▸ INSTRUCTION: No images are to be carried over; print all other material exactly as it stands.

▸ SOURCE EXCERPT:
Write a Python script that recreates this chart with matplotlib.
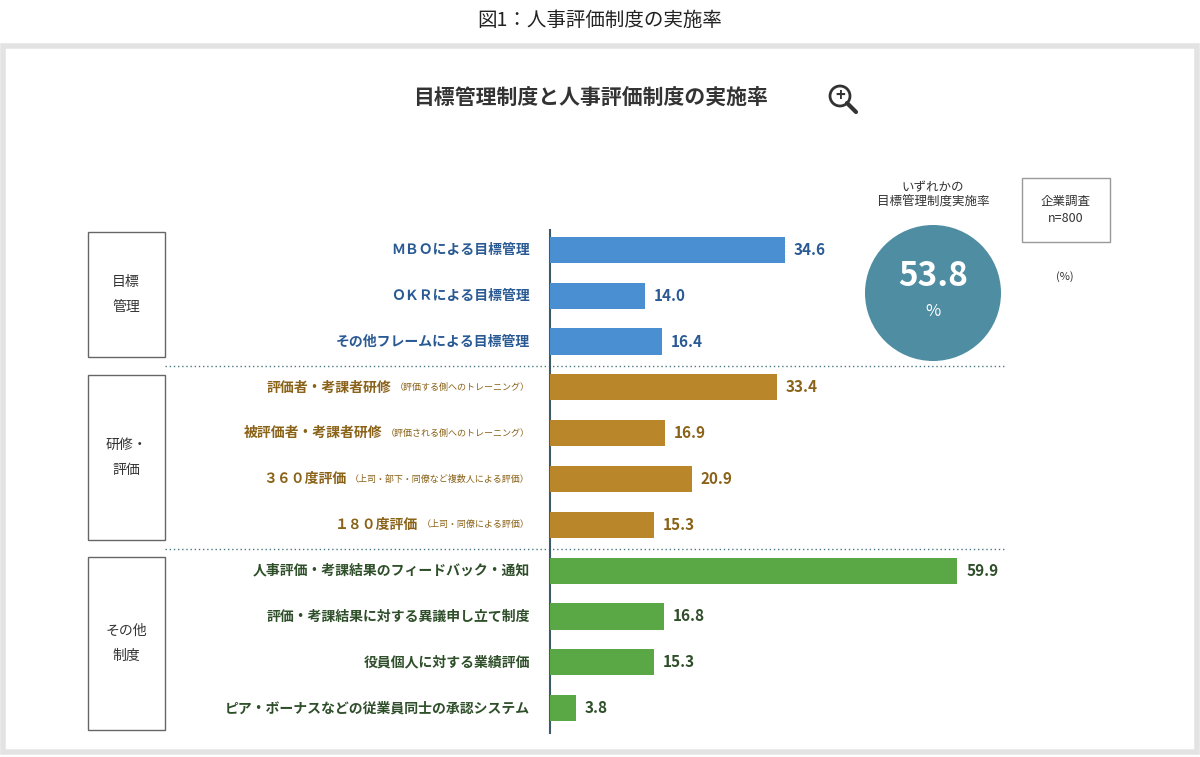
import matplotlib
matplotlib.use("Agg")
import matplotlib.pyplot as plt
from matplotlib.patches import Rectangle, Circle

plt.rcParams["font.family"] = "Noto Sans CJK JP"

labels_main = ["ＭＢＯによる目標管理", "ＯＫＲによる目標管理", "その他フレームによる目標管理",
               "評価者・考課者研修", "被評価者・考課者研修", "３６０度評価", "１８０度評価",
               "人事評価・考課結果のフィードバック・通知", "評価・考課結果に対する異議申し立て制度",
               "役員個人に対する業績評価", "ピア・ボーナスなどの従業員同士の承認システム"]
labels_sub = ["", "", "", "（評価する側へのトレーニング）", "（評価される側へのトレーニング）",
              "（上司・部下・同僚など複数人による評価）", "（上司・同僚による評価）", "", "", "", ""]
values = [34.6, 14.0, 16.4, 33.4, 16.9, 20.9, 15.3, 59.9, 16.8, 15.3, 3.8]
groups = [0, 0, 0, 1, 1, 1, 1, 2, 2, 2, 2]
group_names = ["目標\n管理", "研修・\n評価", "その他\n制度"]
bar_colors = ["#4a8fd2", "#b9862a", "#5aa845"]
text_colors = ["#2a5a94", "#8a6218", "#2f4f2a"]
any_mbo = 53.8

W, H = 1200, 757
fig = plt.figure(figsize=(12, 7.57), dpi=100)
bg = fig.add_axes([0, 0, 1, 1])
bg.set_xlim(0, W); bg.set_ylim(H, 0); bg.axis("off")

bg.text(600, 20, "図1：人事評価制度の実施率", ha="center", va="center", fontsize=14, color="#222222")
bg.add_patch(Rectangle((3, 46), 1194, 706, fill=False, ec="#e3e3e3", lw=4))
bg.text(590, 97, "目標管理制度と人事評価制度の実施率", ha="center", va="center",
        fontsize=15, fontweight="bold", color="#333333")
bg.add_patch(Circle((840, 96), 10, fill=False, ec="#333333", lw=2))
bg.plot([847, 856], [103, 112], color="#333333", lw=3, solid_capstyle="round")
bg.text(840, 96, "+", ha="center", va="center", fontsize=12, fontweight="bold", color="#333333")

# group boxes
for (y0, y1), name in zip([(232, 357), (375, 540), (557, 730)], group_names):
    bg.add_patch(Rectangle((88, y0), 77, y1 - y0, fill=False, ec="#666666", lw=1))
    bg.text(126, (y0 + y1) / 2, name, ha="center", va="center", fontsize=10,
            color="#333333", linespacing=2.0)

for y in [366, 549]:
    bg.plot([165, 1005], [y, y], color="#4a7a80", lw=1, ls=(0, (1, 2)))

# circle
bg.add_patch(Circle((933, 293), 68, color="#4f8da2", ec="none"))
bg.text(933, 277, f"{any_mbo}", ha="center", va="center", fontsize=24, fontweight="bold", color="white")
bg.text(933, 311, "%", ha="center", va="center", fontsize=12, color="white")
bg.text(933, 195, "いずれかの\n目標管理制度実施率", ha="center", va="center", fontsize=9,
        color="#333333", linespacing=1.2)
bg.add_patch(Rectangle((1022, 178), 88, 64, fill=False, ec="#999999", lw=1))
bg.text(1066, 210, "企業調査\nn=800", ha="center", va="center", fontsize=9, color="#333333",
        linespacing=1.5)
bg.text(1065, 277, "(%)", ha="center", va="center", fontsize=8, color="#333333")

# bars
ax = fig.add_axes([550 / W, 1 - 731 / H, 550 / W, 504 / H])
ax.patch.set_alpha(0)
ypos = list(range(len(values)))
ax.barh(ypos, values, height=0.57, color=[bar_colors[g] for g in groups])
ax.set_xlim(0, 550 / 6.8)
ax.set_ylim(len(values) - 0.5, -0.5)
ax.axis("off")
bg.plot([550, 550], [230, 733], color="#3d5a66", lw=1.5)
for y, v, g in zip(ypos, values, groups):
    ax.text(v + 1.3, y, f"{v:.1f}", ha="left", va="center", fontsize=11,
            fontweight="bold", color=text_colors[g])

# category labels (main + small sub-text), right aligned at x=530px
fig.canvas.draw()
r = fig.canvas.get_renderer()
for y, m, s, g in zip(ypos, labels_main, labels_sub, groups):
    yp = 731 - (504 / 11) * (10.5 - y)
    yp = 227 + (504 / 11) * (y + 0.5)
    x = 530
    if s:
        t = bg.text(x, yp, s, ha="right", va="center", fontsize=6.5, color=text_colors[g])
        w = t.get_window_extent(r).width
        x -= w + 4
    bg.text(x, yp, m, ha="right", va="center", fontsize=10, fontweight="bold", color=text_colors[g])

fig.savefig("out.png", dpi=100, facecolor="white")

▸ WRITTEN ANSWER:
Write a Python script that recreates this chart with matplotlib.
import matplotlib
matplotlib.use("Agg")
import matplotlib.pyplot as plt
from matplotlib.patches import Rectangle, Circle

plt.rcParams["font.family"] = "Noto Sans CJK JP"

labels_main = ["ＭＢＯによる目標管理", "ＯＫＲによる目標管理", "その他フレームによる目標管理",
               "評価者・考課者研修", "被評価者・考課者研修", "３６０度評価", "１８０度評価",
               "人事評価・考課結果のフィードバック・通知", "評価・考課結果に対する異議申し立て制度",
               "役員個人に対する業績評価", "ピア・ボーナスなどの従業員同士の承認システム"]
labels_sub = ["", "", "", "（評価する側へのトレーニング）", "（評価される側へのトレーニング）",
              "（上司・部下・同僚など複数人による評価）", "（上司・同僚による評価）", "", "", "", ""]
values = [34.6, 14.0, 16.4, 33.4, 16.9, 20.9, 15.3, 59.9, 16.8, 15.3, 3.8]
groups = [0, 0, 0, 1, 1, 1, 1, 2, 2, 2, 2]
group_names = ["目標\n管理", "研修・\n評価", "その他\n制度"]
bar_colors = ["#4a8fd2", "#b9862a", "#5aa845"]
text_colors = ["#2a5a94", "#8a6218", "#2f4f2a"]
any_mbo = 53.8

W, H = 1200, 757
fig = plt.figure(figsize=(12, 7.57), dpi=100)
bg = fig.add_axes([0, 0, 1, 1])
bg.set_xlim(0, W); bg.set_ylim(H, 0); bg.axis("off")

bg.text(600, 20, "図1：人事評価制度の実施率", ha="center", va="center", fontsize=14, color="#222222")
bg.add_patch(Rectangle((3, 46), 1194, 706, fill=False, ec="#e3e3e3", lw=4))
bg.text(590, 97, "目標管理制度と人事評価制度の実施率", ha="center", va="center",
        fontsize=15, fontweight="bold", color="#333333")
bg.add_patch(Circle((840, 96), 10, fill=False, ec="#333333", lw=2))
bg.plot([847, 856], [103, 112], color="#333333", lw=3, solid_capstyle="round")
bg.text(840, 96, "+", ha="center", va="center", fontsize=12, fontweight="bold", color="#333333")

# group boxes
for (y0, y1), name in zip([(232, 357), (375, 540), (557, 730)], group_names):
    bg.add_patch(Rectangle((88, y0), 77, y1 - y0, fill=False, ec="#666666", lw=1))
    bg.text(126, (y0 + y1) / 2, name, ha="center", va="center", fontsize=10,
            color="#333333", linespacing=2.0)

for y in [366, 549]:
    bg.plot([165, 1005], [y, y], color="#4a7a80", lw=1, ls=(0, (1, 2)))

# circle
bg.add_patch(Circle((933, 293), 68, color="#4f8da2", ec="none"))
bg.text(933, 277, f"{any_mbo}", ha="center", va="center", fontsize=24, fontweight="bold", color="white")
bg.text(933, 311, "%", ha="center", va="center", fontsize=12, color="white")
bg.text(933, 195, "いずれかの\n目標管理制度実施率", ha="center", va="center", fontsize=9,
        color="#333333", linespacing=1.2)
bg.add_patch(Rectangle((1022, 178), 88, 64, fill=False, ec="#999999", lw=1))
bg.text(1066, 210, "企業調査\nn=800", ha="center", va="center", fontsize=9, color="#333333",
        linespacing=1.5)
bg.text(1065, 277, "(%)", ha="center", va="center", fontsize=8, color="#333333")

# bars
ax = fig.add_axes([550 / W, 1 - 731 / H, 550 / W, 504 / H])
ax.patch.set_alpha(0)
ypos = list(range(len(values)))
ax.barh(ypos, values, height=0.57, color=[bar_colors[g] for g in groups])
ax.set_xlim(0, 550 / 6.8)
ax.set_ylim(len(values) - 0.5, -0.5)
ax.axis("off")
bg.plot([550, 550], [230, 733], color="#3d5a66", lw=1.5)
for y, v, g in zip(ypos, values, groups):
    ax.text(v + 1.3, y, f"{v:.1f}", ha="left", va="center", fontsize=11,
            fontweight="bold", color=text_colors[g])

# category labels (main + small sub-text), right aligned at x=530px
fig.canvas.draw()
r = fig.canvas.get_renderer()
for y, m, s, g in zip(ypos, labels_main, labels_sub, groups):
    yp = 731 - (504 / 11) * (10.5 - y)
    yp = 227 + (504 / 11) * (y + 0.5)
    x = 530
    if s:
        t = bg.text(x, yp, s, ha="right", va="center", fontsize=6.5, color=text_colors[g])
        w = t.get_window_extent(r).width
        x -= w + 4
    bg.text(x, yp, m, ha="right", va="center", fontsize=10, fontweight="bold", color=text_colors[g])

fig.savefig("out.png", dpi=100, facecolor="white")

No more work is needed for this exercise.